▸ **The records**:
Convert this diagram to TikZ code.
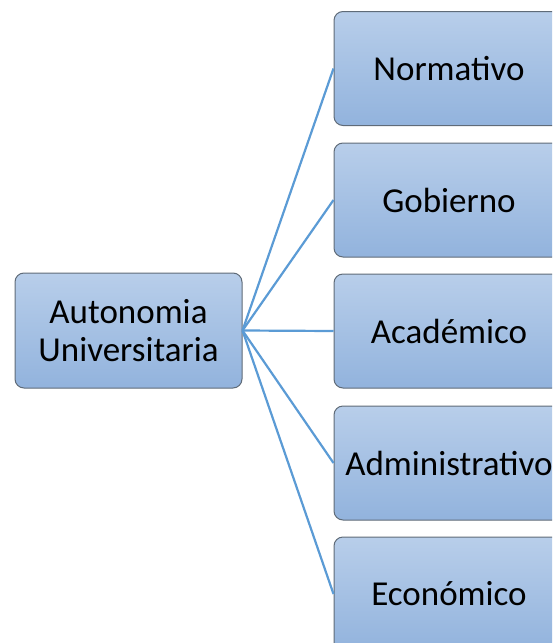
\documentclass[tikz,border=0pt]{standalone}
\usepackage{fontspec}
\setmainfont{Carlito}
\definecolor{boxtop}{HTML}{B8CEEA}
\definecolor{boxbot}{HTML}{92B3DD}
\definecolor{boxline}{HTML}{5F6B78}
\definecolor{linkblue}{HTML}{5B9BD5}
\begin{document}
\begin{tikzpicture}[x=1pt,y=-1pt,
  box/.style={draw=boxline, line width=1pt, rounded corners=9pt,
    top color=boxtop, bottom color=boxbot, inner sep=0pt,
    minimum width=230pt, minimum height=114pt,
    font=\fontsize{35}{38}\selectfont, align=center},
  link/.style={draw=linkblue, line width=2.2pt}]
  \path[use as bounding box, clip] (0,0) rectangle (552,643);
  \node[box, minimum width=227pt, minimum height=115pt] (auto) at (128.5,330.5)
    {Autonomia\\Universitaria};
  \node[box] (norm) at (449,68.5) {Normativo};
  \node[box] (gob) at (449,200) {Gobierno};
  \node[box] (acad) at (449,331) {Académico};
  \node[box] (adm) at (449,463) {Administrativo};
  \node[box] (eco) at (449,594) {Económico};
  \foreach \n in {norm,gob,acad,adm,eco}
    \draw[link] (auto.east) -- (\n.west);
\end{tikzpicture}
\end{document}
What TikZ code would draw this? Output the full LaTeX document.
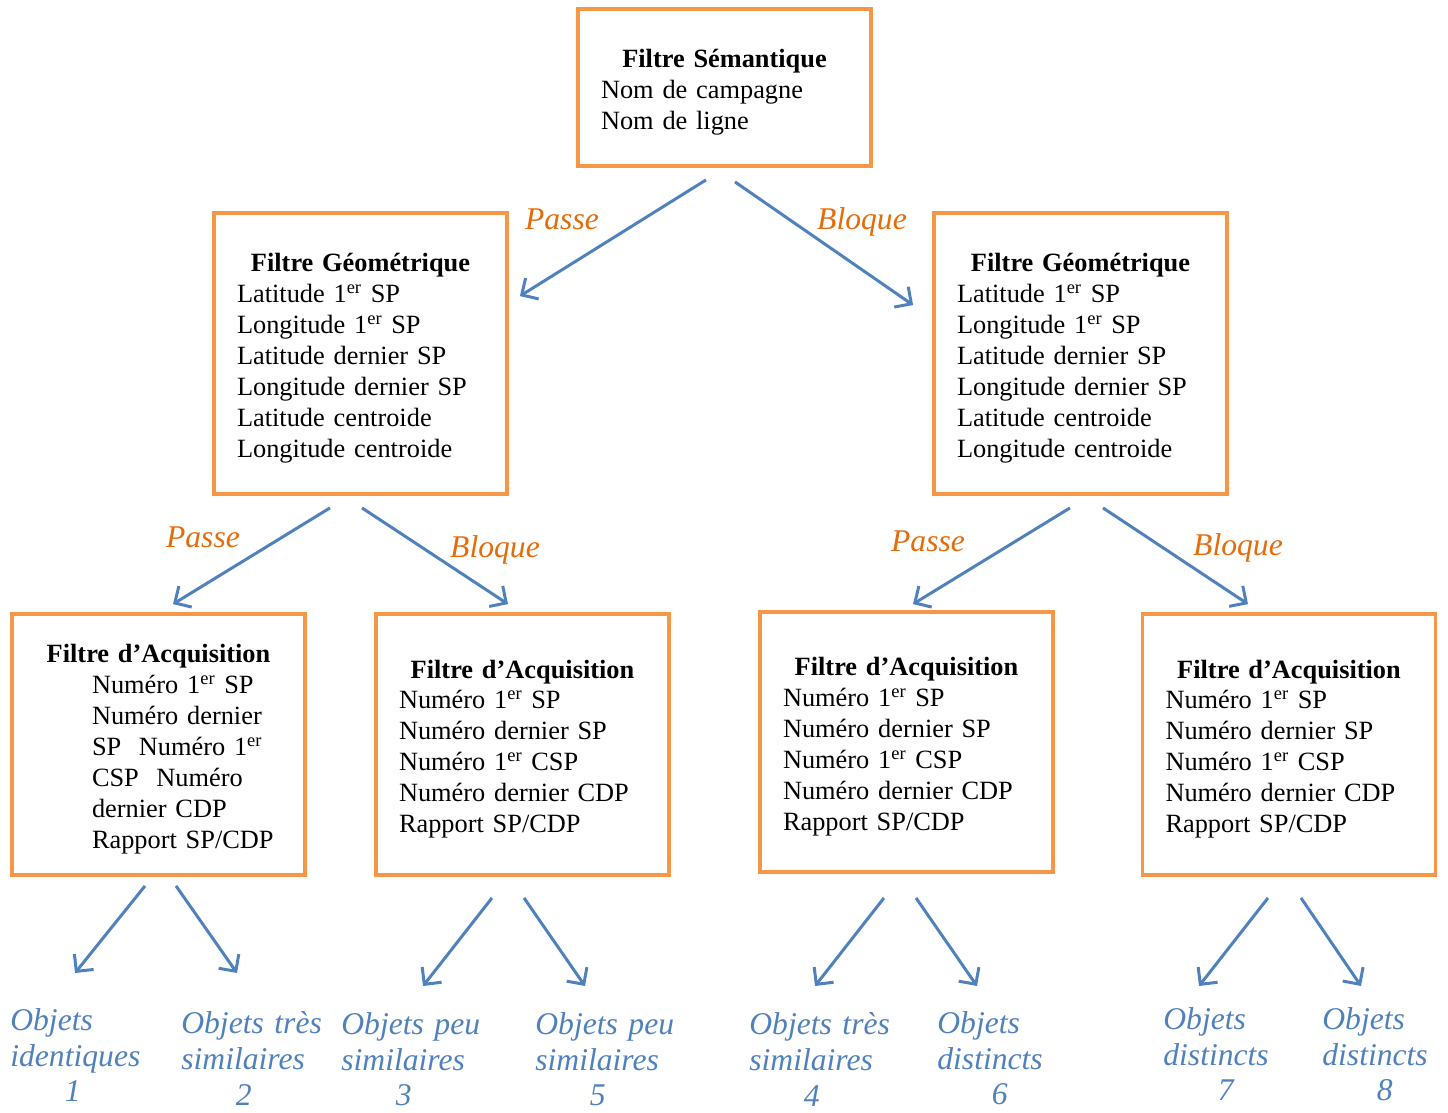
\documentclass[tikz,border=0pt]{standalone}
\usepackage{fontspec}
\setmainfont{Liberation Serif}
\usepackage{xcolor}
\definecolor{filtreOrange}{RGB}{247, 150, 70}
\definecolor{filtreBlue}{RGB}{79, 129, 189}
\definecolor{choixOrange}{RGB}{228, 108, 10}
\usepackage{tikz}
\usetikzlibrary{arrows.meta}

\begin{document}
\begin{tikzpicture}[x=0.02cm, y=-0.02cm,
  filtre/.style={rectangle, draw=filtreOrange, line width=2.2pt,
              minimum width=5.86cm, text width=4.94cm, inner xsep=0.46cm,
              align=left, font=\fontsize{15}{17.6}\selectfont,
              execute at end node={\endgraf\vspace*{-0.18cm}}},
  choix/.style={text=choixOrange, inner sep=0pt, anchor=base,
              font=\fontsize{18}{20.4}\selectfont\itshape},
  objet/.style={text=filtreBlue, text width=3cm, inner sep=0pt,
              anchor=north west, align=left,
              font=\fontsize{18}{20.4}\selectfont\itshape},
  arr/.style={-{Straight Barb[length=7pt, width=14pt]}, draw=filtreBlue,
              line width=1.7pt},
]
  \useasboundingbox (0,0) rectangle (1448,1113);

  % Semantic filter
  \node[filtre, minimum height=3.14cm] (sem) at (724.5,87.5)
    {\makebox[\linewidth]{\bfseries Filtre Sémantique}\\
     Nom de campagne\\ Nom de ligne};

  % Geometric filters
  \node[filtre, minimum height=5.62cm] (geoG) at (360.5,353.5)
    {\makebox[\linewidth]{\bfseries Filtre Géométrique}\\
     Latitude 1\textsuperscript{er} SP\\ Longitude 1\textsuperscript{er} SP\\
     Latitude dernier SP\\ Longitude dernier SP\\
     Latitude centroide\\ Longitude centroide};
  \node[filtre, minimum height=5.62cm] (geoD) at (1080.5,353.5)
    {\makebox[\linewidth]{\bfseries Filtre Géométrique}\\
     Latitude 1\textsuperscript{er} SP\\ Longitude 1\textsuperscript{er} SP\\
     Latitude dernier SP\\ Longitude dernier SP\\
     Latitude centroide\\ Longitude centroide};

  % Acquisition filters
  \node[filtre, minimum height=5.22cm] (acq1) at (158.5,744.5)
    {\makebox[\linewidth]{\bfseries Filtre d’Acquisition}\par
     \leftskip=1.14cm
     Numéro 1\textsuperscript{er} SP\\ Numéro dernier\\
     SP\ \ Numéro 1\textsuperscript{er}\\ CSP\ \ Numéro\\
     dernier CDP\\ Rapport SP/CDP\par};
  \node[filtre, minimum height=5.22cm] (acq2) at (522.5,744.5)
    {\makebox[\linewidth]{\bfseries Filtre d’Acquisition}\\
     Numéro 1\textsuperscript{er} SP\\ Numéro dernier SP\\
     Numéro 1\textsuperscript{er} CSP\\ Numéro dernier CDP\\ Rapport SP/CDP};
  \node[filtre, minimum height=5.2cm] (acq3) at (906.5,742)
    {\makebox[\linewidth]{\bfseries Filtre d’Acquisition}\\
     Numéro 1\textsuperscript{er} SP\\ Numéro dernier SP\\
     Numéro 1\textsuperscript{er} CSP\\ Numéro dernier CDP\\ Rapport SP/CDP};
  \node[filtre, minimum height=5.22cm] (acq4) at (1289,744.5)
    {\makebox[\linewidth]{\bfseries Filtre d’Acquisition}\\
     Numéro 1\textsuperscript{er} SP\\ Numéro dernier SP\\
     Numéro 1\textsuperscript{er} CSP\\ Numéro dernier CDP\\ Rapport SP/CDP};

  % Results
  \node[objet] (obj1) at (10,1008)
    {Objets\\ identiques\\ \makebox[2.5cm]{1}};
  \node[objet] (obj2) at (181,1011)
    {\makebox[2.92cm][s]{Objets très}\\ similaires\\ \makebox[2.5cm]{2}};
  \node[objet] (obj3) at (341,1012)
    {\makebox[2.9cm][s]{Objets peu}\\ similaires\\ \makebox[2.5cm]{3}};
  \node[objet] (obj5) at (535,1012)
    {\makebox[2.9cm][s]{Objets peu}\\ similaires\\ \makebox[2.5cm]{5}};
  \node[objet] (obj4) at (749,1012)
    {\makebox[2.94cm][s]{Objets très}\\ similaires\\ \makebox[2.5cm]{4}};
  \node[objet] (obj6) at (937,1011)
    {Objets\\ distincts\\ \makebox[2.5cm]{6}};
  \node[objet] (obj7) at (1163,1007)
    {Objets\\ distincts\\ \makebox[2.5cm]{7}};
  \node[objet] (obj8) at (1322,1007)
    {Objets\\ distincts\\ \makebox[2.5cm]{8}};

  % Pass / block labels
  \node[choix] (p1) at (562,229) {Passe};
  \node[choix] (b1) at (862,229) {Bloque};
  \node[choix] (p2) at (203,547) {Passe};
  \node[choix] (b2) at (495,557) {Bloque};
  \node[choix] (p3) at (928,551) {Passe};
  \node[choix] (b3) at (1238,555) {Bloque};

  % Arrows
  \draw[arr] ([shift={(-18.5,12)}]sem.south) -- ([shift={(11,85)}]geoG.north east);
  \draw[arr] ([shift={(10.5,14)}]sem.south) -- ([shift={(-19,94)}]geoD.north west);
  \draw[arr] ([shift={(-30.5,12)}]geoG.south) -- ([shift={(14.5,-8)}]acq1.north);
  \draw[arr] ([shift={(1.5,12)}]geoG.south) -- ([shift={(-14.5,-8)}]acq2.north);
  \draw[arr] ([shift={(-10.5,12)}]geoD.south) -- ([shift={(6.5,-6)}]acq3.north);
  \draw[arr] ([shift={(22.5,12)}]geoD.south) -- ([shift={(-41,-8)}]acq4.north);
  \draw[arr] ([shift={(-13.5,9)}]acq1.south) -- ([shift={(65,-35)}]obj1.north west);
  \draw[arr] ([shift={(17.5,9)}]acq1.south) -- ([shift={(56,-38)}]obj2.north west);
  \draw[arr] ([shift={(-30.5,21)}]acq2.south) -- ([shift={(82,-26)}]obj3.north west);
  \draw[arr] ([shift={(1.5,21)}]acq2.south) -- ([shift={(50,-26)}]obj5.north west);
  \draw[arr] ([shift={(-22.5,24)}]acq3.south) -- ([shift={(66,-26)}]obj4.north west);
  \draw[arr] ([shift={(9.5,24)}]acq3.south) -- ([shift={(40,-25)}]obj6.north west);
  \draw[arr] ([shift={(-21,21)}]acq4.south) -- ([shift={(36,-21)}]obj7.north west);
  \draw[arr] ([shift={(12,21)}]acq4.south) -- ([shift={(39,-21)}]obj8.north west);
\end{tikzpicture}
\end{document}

▸ **What is asked**:
The lines to reproduce run from the one above containing "What TikZ code" through the one containing "Nom de campagne\\". Copy them exactly and leave out all pictures.

▸ **Task output**:
What TikZ code would draw this? Output the full LaTeX document.
\documentclass[tikz,border=0pt]{standalone}
\usepackage{fontspec}
\setmainfont{Liberation Serif}
\usepackage{xcolor}
\definecolor{filtreOrange}{RGB}{247, 150, 70}
\definecolor{filtreBlue}{RGB}{79, 129, 189}
\definecolor{choixOrange}{RGB}{228, 108, 10}
\usepackage{tikz}
\usetikzlibrary{arrows.meta}

\begin{document}
\begin{tikzpicture}[x=0.02cm, y=-0.02cm,
  filtre/.style={rectangle, draw=filtreOrange, line width=2.2pt,
              minimum width=5.86cm, text width=4.94cm, inner xsep=0.46cm,
              align=left, font=\fontsize{15}{17.6}\selectfont,
              execute at end node={\endgraf\vspace*{-0.18cm}}},
  choix/.style={text=choixOrange, inner sep=0pt, anchor=base,
              font=\fontsize{18}{20.4}\selectfont\itshape},
  objet/.style={text=filtreBlue, text width=3cm, inner sep=0pt,
              anchor=north west, align=left,
              font=\fontsize{18}{20.4}\selectfont\itshape},
  arr/.style={-{Straight Barb[length=7pt, width=14pt]}, draw=filtreBlue,
              line width=1.7pt},
]
  \useasboundingbox (0,0) rectangle (1448,1113);

  % Semantic filter
  \node[filtre, minimum height=3.14cm] (sem) at (724.5,87.5)
    {\makebox[\linewidth]{\bfseries Filtre Sémantique}\\
     Nom de campagne\\ Nom de ligne};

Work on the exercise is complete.